* What the task asks *
All the data below goes into the copy word for word, but the pictures don't.

■ ■ ■ ■ ■ ■ ■

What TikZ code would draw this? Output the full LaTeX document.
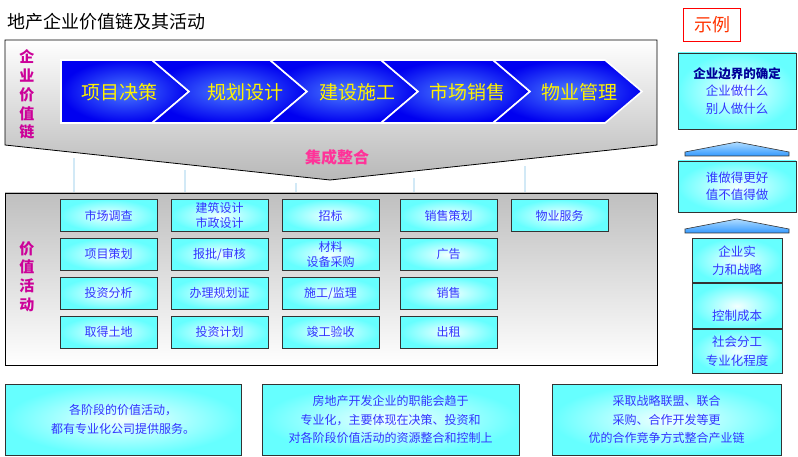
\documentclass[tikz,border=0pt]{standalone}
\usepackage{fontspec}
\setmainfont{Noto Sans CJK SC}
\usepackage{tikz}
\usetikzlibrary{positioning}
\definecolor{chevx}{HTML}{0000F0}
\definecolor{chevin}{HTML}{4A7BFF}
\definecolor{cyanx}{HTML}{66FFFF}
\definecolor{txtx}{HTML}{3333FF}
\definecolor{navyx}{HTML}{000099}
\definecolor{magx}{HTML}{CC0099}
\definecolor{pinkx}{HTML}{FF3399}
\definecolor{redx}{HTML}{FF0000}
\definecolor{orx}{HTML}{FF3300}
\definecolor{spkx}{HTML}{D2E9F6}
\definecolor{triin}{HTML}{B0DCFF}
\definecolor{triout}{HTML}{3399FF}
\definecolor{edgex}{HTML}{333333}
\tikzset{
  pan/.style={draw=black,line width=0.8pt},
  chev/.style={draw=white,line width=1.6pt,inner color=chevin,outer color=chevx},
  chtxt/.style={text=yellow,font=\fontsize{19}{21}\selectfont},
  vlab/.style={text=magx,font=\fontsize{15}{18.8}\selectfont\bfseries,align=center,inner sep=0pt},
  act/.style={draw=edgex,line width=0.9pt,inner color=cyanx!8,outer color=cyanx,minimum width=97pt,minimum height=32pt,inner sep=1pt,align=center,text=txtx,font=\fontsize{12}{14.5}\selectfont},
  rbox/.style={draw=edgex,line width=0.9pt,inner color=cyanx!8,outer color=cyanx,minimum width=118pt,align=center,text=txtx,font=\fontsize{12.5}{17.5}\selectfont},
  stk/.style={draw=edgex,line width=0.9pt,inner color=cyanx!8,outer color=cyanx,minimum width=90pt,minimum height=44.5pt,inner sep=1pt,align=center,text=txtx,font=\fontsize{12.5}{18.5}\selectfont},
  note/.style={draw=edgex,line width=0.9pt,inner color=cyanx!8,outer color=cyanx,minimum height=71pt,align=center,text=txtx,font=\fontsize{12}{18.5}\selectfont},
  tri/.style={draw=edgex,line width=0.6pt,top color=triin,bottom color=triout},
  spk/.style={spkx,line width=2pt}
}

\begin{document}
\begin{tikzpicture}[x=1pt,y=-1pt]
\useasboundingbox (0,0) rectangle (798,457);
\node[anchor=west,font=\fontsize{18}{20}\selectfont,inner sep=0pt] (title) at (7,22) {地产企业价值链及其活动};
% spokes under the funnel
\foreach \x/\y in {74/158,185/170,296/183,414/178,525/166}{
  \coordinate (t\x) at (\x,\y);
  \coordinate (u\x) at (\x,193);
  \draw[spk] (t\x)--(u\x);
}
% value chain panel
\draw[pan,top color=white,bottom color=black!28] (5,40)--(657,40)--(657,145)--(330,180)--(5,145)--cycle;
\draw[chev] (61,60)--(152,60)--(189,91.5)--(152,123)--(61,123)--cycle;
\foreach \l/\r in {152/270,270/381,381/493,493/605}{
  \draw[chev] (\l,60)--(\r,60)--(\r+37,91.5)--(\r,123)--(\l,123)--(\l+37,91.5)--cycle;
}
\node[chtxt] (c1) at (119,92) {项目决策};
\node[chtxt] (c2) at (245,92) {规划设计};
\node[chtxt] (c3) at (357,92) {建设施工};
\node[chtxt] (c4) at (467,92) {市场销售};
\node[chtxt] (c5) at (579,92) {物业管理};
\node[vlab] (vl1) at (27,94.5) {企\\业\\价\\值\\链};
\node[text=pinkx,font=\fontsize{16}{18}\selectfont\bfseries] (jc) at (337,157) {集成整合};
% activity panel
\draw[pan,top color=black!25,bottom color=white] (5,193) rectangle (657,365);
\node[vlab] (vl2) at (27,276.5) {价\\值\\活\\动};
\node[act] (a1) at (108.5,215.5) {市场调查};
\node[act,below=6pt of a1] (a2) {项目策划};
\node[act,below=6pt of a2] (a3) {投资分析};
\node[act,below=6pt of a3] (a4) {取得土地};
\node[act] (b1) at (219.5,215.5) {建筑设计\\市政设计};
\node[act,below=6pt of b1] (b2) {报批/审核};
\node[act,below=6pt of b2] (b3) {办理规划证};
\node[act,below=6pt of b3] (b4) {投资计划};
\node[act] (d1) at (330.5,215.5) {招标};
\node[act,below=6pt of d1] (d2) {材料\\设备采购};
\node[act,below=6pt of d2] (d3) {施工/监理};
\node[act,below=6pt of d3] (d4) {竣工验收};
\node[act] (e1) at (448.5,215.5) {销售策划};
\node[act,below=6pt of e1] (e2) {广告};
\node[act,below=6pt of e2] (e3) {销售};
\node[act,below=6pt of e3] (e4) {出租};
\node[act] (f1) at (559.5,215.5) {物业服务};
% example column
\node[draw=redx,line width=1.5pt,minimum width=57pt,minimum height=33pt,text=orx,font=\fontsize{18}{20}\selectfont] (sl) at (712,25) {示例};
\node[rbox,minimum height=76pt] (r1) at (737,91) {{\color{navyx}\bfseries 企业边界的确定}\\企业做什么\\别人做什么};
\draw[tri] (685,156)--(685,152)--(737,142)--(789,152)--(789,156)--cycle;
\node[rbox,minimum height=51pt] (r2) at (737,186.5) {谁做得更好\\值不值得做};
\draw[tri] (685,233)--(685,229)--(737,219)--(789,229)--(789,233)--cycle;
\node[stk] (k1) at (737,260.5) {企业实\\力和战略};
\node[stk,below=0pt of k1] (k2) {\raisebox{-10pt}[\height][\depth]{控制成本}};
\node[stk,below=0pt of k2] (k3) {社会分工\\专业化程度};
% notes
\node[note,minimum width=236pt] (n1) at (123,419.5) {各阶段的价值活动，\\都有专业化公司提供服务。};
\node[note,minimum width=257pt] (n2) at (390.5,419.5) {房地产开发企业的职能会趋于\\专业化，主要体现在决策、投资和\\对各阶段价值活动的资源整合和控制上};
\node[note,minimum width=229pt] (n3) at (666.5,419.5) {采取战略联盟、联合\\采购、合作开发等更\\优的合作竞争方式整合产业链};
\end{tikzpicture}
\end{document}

■ ■ ■ ■ ■ ■ ■

* Written solution *
What TikZ code would draw this? Output the full LaTeX document.
\documentclass[tikz,border=0pt]{standalone}
\usepackage{fontspec}
\setmainfont{Noto Sans CJK SC}
\usepackage{tikz}
\usetikzlibrary{positioning}
\definecolor{chevx}{HTML}{0000F0}
\definecolor{chevin}{HTML}{4A7BFF}
\definecolor{cyanx}{HTML}{66FFFF}
\definecolor{txtx}{HTML}{3333FF}
\definecolor{navyx}{HTML}{000099}
\definecolor{magx}{HTML}{CC0099}
\definecolor{pinkx}{HTML}{FF3399}
\definecolor{redx}{HTML}{FF0000}
\definecolor{orx}{HTML}{FF3300}
\definecolor{spkx}{HTML}{D2E9F6}
\definecolor{triin}{HTML}{B0DCFF}
\definecolor{triout}{HTML}{3399FF}
\definecolor{edgex}{HTML}{333333}
\tikzset{
  pan/.style={draw=black,line width=0.8pt},
  chev/.style={draw=white,line width=1.6pt,inner color=chevin,outer color=chevx},
  chtxt/.style={text=yellow,font=\fontsize{19}{21}\selectfont},
  vlab/.style={text=magx,font=\fontsize{15}{18.8}\selectfont\bfseries,align=center,inner sep=0pt},
  act/.style={draw=edgex,line width=0.9pt,inner color=cyanx!8,outer color=cyanx,minimum width=97pt,minimum height=32pt,inner sep=1pt,align=center,text=txtx,font=\fontsize{12}{14.5}\selectfont},
  rbox/.style={draw=edgex,line width=0.9pt,inner color=cyanx!8,outer color=cyanx,minimum width=118pt,align=center,text=txtx,font=\fontsize{12.5}{17.5}\selectfont},
  stk/.style={draw=edgex,line width=0.9pt,inner color=cyanx!8,outer color=cyanx,minimum width=90pt,minimum height=44.5pt,inner sep=1pt,align=center,text=txtx,font=\fontsize{12.5}{18.5}\selectfont},
  note/.style={draw=edgex,line width=0.9pt,inner color=cyanx!8,outer color=cyanx,minimum height=71pt,align=center,text=txtx,font=\fontsize{12}{18.5}\selectfont},
  tri/.style={draw=edgex,line width=0.6pt,top color=triin,bottom color=triout},
  spk/.style={spkx,line width=2pt}
}

\begin{document}
\begin{tikzpicture}[x=1pt,y=-1pt]
\useasboundingbox (0,0) rectangle (798,457);
\node[anchor=west,font=\fontsize{18}{20}\selectfont,inner sep=0pt] (title) at (7,22) {地产企业价值链及其活动};
% spokes under the funnel
\foreach \x/\y in {74/158,185/170,296/183,414/178,525/166}{
  \coordinate (t\x) at (\x,\y);
  \coordinate (u\x) at (\x,193);
  \draw[spk] (t\x)--(u\x);
}
% value chain panel
\draw[pan,top color=white,bottom color=black!28] (5,40)--(657,40)--(657,145)--(330,180)--(5,145)--cycle;
\draw[chev] (61,60)--(152,60)--(189,91.5)--(152,123)--(61,123)--cycle;
\foreach \l/\r in {152/270,270/381,381/493,493/605}{
  \draw[chev] (\l,60)--(\r,60)--(\r+37,91.5)--(\r,123)--(\l,123)--(\l+37,91.5)--cycle;
}
\node[chtxt] (c1) at (119,92) {项目决策};
\node[chtxt] (c2) at (245,92) {规划设计};
\node[chtxt] (c3) at (357,92) {建设施工};
\node[chtxt] (c4) at (467,92) {市场销售};
\node[chtxt] (c5) at (579,92) {物业管理};
\node[vlab] (vl1) at (27,94.5) {企\\业\\价\\值\\链};
\node[text=pinkx,font=\fontsize{16}{18}\selectfont\bfseries] (jc) at (337,157) {集成整合};
% activity panel
\draw[pan,top color=black!25,bottom color=white] (5,193) rectangle (657,365);
\node[vlab] (vl2) at (27,276.5) {价\\值\\活\\动};
\node[act] (a1) at (108.5,215.5) {市场调查};
\node[act,below=6pt of a1] (a2) {项目策划};
\node[act,below=6pt of a2] (a3) {投资分析};
\node[act,below=6pt of a3] (a4) {取得土地};
\node[act] (b1) at (219.5,215.5) {建筑设计\\市政设计};
\node[act,below=6pt of b1] (b2) {报批/审核};
\node[act,below=6pt of b2] (b3) {办理规划证};
\node[act,below=6pt of b3] (b4) {投资计划};
\node[act] (d1) at (330.5,215.5) {招标};
\node[act,below=6pt of d1] (d2) {材料\\设备采购};
\node[act,below=6pt of d2] (d3) {施工/监理};
\node[act,below=6pt of d3] (d4) {竣工验收};
\node[act] (e1) at (448.5,215.5) {销售策划};
\node[act,below=6pt of e1] (e2) {广告};
\node[act,below=6pt of e2] (e3) {销售};
\node[act,below=6pt of e3] (e4) {出租};
\node[act] (f1) at (559.5,215.5) {物业服务};
% example column
\node[draw=redx,line width=1.5pt,minimum width=57pt,minimum height=33pt,text=orx,font=\fontsize{18}{20}\selectfont] (sl) at (712,25) {示例};
\node[rbox,minimum height=76pt] (r1) at (737,91) {{\color{navyx}\bfseries 企业边界的确定}\\企业做什么\\别人做什么};
\draw[tri] (685,156)--(685,152)--(737,142)--(789,152)--(789,156)--cycle;
\node[rbox,minimum height=51pt] (r2) at (737,186.5) {谁做得更好\\值不值得做};
\draw[tri] (685,233)--(685,229)--(737,219)--(789,229)--(789,233)--cycle;
\node[stk] (k1) at (737,260.5) {企业实\\力和战略};
\node[stk,below=0pt of k1] (k2) {\raisebox{-10pt}[\height][\depth]{控制成本}};
\node[stk,below=0pt of k2] (k3) {社会分工\\专业化程度};
% notes
\node[note,minimum width=236pt] (n1) at (123,419.5) {各阶段的价值活动，\\都有专业化公司提供服务。};
\node[note,minimum width=257pt] (n2) at (390.5,419.5) {房地产开发企业的职能会趋于\\专业化，主要体现在决策、投资和\\对各阶段价值活动的资源整合和控制上};
\node[note,minimum width=229pt] (n3) at (666.5,419.5) {采取战略联盟、联合\\采购、合作开发等更\\优的合作竞争方式整合产业链};
\end{tikzpicture}
\end{document}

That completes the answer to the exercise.